Il n'y a pas de bien dont il n'arrive un mal; on sait tout ce que les allumettes chimiques, fort commodes pour donner de la lumière, ont causé d'incendies en outre-passant de beaucoup leur pouvoir. Maintenant qu'on prend des voyageurs sur l'impériale des omnibus, voici que les malheurs commencent. On se rappelle que M. Simart, statuaire, a péri en tombant du haut de ces voitures, et cette semaine, dans la grande rue de Passy, un monsieur d'une soixantaine d'années s'est cassé la jambe en descendant sans que l'omnibus fût arrêté.
De tels événements sont utiles à rapporter, afin qu'ils servent d'exemple.
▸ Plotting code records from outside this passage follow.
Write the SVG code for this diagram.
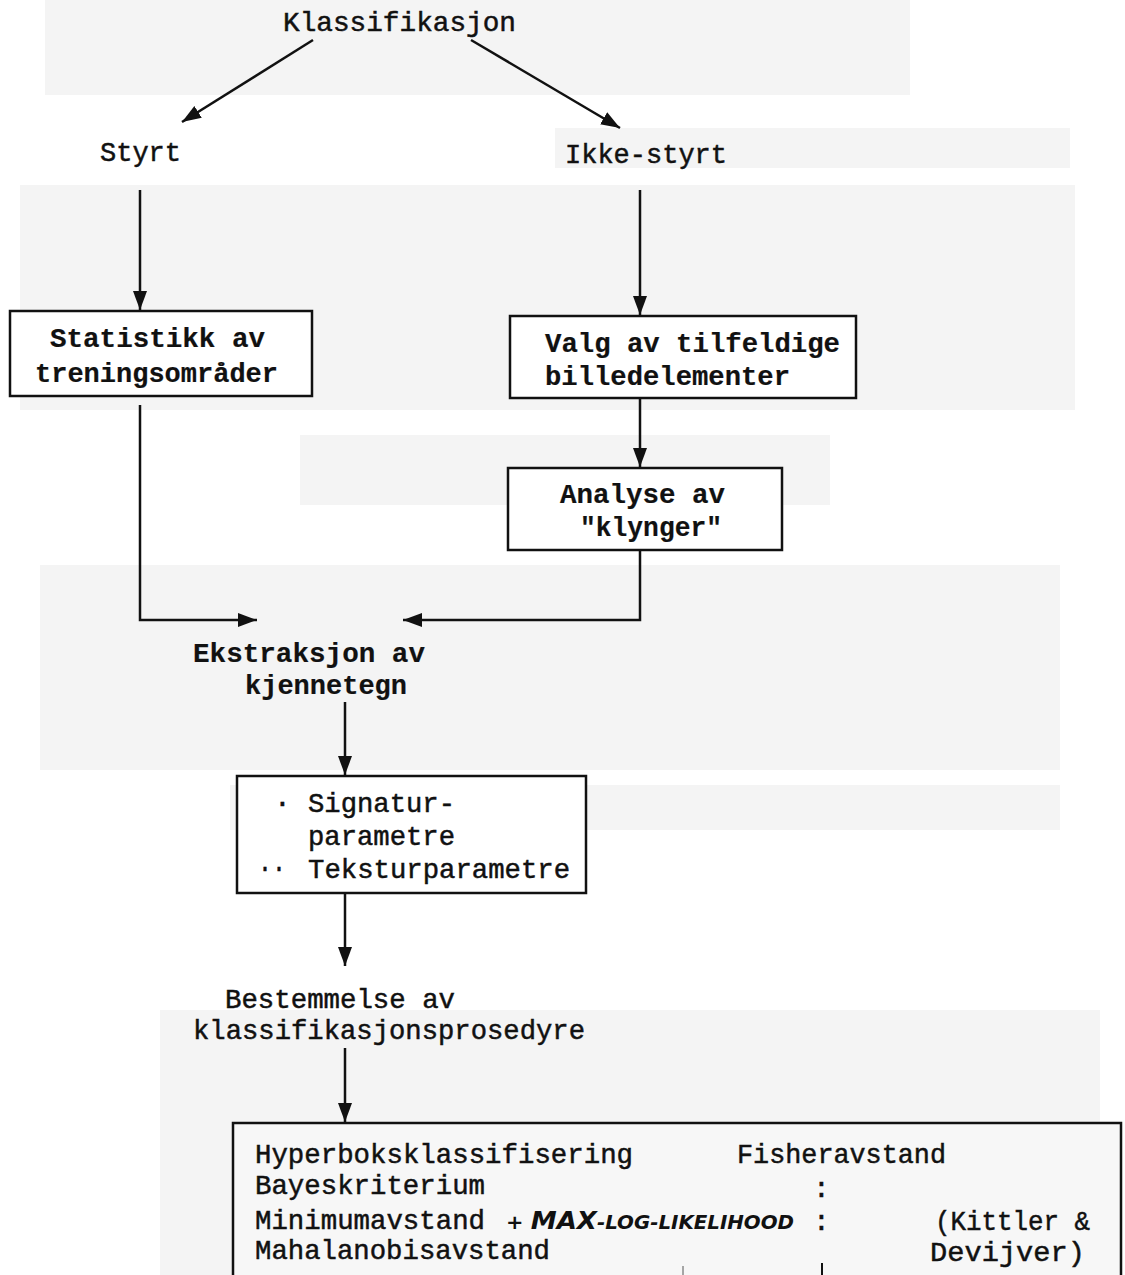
<svg xmlns="http://www.w3.org/2000/svg" width="1125" height="1275" viewBox="0 0 1125 1275">
<style>
.t{font-family:"Liberation Mono","DejaVu Sans Mono",monospace;font-size:28px;fill:#111;stroke:#111;stroke-width:0.5}
.b{font-weight:bold;stroke-width:0.2}
.box{fill:#fff;stroke:#111;stroke-width:2.5}
.c{fill:none;stroke:#111;stroke-width:2.5}
.bg{fill:#f4f4f4}
</style>
<defs>
<marker id="ah" markerUnits="userSpaceOnUse" markerWidth="20" markerHeight="16" refX="19" refY="7" orient="auto">
<path d="M0,0 L19,7 L0,14 z" fill="#111"/>
</marker>
</defs>
<rect width="1125" height="1275" fill="#fff"/>
<g id="background">
<rect class="bg" x="45" y="0" width="865" height="95"/>
<rect class="bg" x="555" y="128" width="515" height="40"/>
<rect class="bg" x="20" y="185" width="1055" height="225"/>
<rect class="bg" x="300" y="435" width="530" height="70"/>
<rect class="bg" x="40" y="565" width="1020" height="205"/>
<rect class="bg" x="230" y="785" width="830" height="45"/>
<rect class="bg" x="160" y="1010" width="940" height="265"/>
</g>
<g id="connectors">
<line class="c" x1="313" y1="40" x2="182" y2="122" marker-end="url(#ah)"/>
<line class="c" x1="471" y1="40" x2="620" y2="128" marker-end="url(#ah)"/>
<line class="c" x1="140" y1="190" x2="140" y2="310" marker-end="url(#ah)"/>
<line class="c" x1="640" y1="190" x2="640" y2="315" marker-end="url(#ah)"/>
<line class="c" x1="640" y1="398" x2="640" y2="467" marker-end="url(#ah)"/>
<path class="c" d="M140,405 V620 H257" marker-end="url(#ah)"/>
<path class="c" d="M640,550 V620 H403" marker-end="url(#ah)"/>
<line class="c" x1="345" y1="702" x2="345" y2="775" marker-end="url(#ah)"/>
<line class="c" x1="345" y1="893" x2="345" y2="966" marker-end="url(#ah)"/>
<line class="c" x1="345" y1="1048" x2="345" y2="1122" marker-end="url(#ah)"/>
</g>
<g id="n-klassifikasjon"><text class="t" x="283" y="31" textLength="233" lengthAdjust="spacingAndGlyphs">Klassifikasjon</text></g>
<g id="n-styrt"><text class="t" x="100" y="161" textLength="81" lengthAdjust="spacingAndGlyphs">Styrt</text></g>
<g id="n-ikke-styrt"><text class="t" x="565" y="163" textLength="162" lengthAdjust="spacingAndGlyphs">Ikke-styrt</text></g>
<g id="n-statistikk">
<rect class="box" x="10" y="311" width="302" height="85"/>
<text class="t b" x="50" y="347" textLength="215" lengthAdjust="spacingAndGlyphs">Statistikk av</text>
<text class="t b" x="35" y="382" textLength="243" lengthAdjust="spacingAndGlyphs">treningsområder</text>
</g>
<g id="n-valg">
<rect class="box" x="510" y="316" width="346" height="82"/>
<text class="t b" x="545" y="352" textLength="295" lengthAdjust="spacingAndGlyphs">Valg av tilfeldige</text>
<text class="t b" x="545" y="385" textLength="245" lengthAdjust="spacingAndGlyphs">billedelementer</text>
</g>
<g id="n-analyse">
<rect class="box" x="508" y="468" width="274" height="82"/>
<text class="t b" x="560" y="503" textLength="165" lengthAdjust="spacingAndGlyphs">Analyse av</text>
<text class="t b" x="580" y="536" textLength="142" lengthAdjust="spacingAndGlyphs">"klynger"</text>
</g>
<g id="n-ekstraksjon">
<text class="t b" x="193" y="662" textLength="232" lengthAdjust="spacingAndGlyphs">Ekstraksjon av</text>
<text class="t b" x="245" y="694" textLength="162" lengthAdjust="spacingAndGlyphs">kjennetegn</text>
</g>
<g id="n-parametre">
<rect class="box" x="237" y="776" width="349" height="117"/>
<text class="t" x="274" y="812">·</text>
<text class="t" x="308" y="812" textLength="147" lengthAdjust="spacingAndGlyphs">Signatur-</text>
<text class="t" x="308" y="845" textLength="147" lengthAdjust="spacingAndGlyphs">parametre</text>
<text class="t" x="258" y="877" textLength="28" lengthAdjust="spacingAndGlyphs">··</text>
<text class="t" x="308" y="878" textLength="262" lengthAdjust="spacingAndGlyphs">Teksturparametre</text>
</g>
<g id="n-bestemmelse">
<text class="t" x="225" y="1008" textLength="230" lengthAdjust="spacingAndGlyphs">Bestemmelse av</text>
<text class="t" x="193" y="1039" textLength="392" lengthAdjust="spacingAndGlyphs">klassifikasjonsprosedyre</text>
</g>
<g id="n-metoder">
<path class="c" d="M233,1275 V1123 H1121 V1275" style="fill:#f7f7f7"/>
<text class="t" x="255" y="1163" textLength="378" lengthAdjust="spacingAndGlyphs">Hyperboksklassifisering</text>
<text class="t" x="737" y="1163" textLength="209" lengthAdjust="spacingAndGlyphs">Fisheravstand</text>
<text class="t" x="255" y="1194" textLength="230" lengthAdjust="spacingAndGlyphs">Bayeskriterium</text>
<text class="t" x="255" y="1229" textLength="230" lengthAdjust="spacingAndGlyphs">Minimumavstand</text>
<text x="506" y="1229" style="font-family:'DejaVu Sans',sans-serif;font-weight:bold;font-style:italic;fill:#111" textLength="288" lengthAdjust="spacingAndGlyphs"><tspan font-size="20">+ </tspan><tspan font-size="25">MAX</tspan><tspan font-size="19">-LOG-LIKELIHOOD</tspan></text>
<text class="t" x="813" y="1197">:</text>
<text class="t" x="813" y="1230">:</text>
<text class="t" x="935" y="1230" textLength="155" lengthAdjust="spacingAndGlyphs">(Kittler &amp;</text>
<text class="t" x="255" y="1259" textLength="295" lengthAdjust="spacingAndGlyphs">Mahalanobisavstand</text>
<text class="t" x="930" y="1261" textLength="155" lengthAdjust="spacingAndGlyphs">Devijver)</text>
<line x1="822" y1="1263" x2="822" y2="1275" stroke="#111" stroke-width="2"/>
<line x1="683" y1="1266" x2="683" y2="1275" stroke="#555" stroke-width="1"/>
</g>
</svg>
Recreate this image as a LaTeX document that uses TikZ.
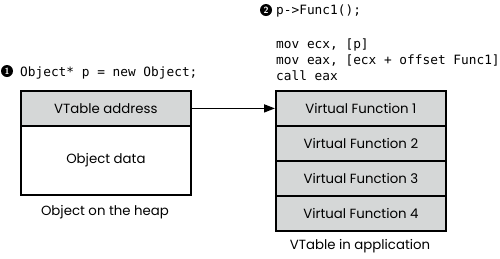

On constate toujours un grand nombre de suicides. Dans la campagne de Fontainebleau, le nommé Pierre Maison, frappé sans doute d'un coup de soleil, s'est pendu aux branches d'un ingrat cerisier qui ne lui avait pas donné de fruits. A Paris, un honnête Auvergnat s'est jeté dans la Seine, après avoir perdu en jouant à la Bourse, tout le fruit de ses seaux d'eau. Cette eau, qui avait fait sa petite fortune, ne lui a plus donné qu'une tombe. Un gendarme de faction s'est fait sauter la cervelle par suite de chagrin d'amour.
Paul de Couder.
Journal du Dimanche, 26 juillet 1857.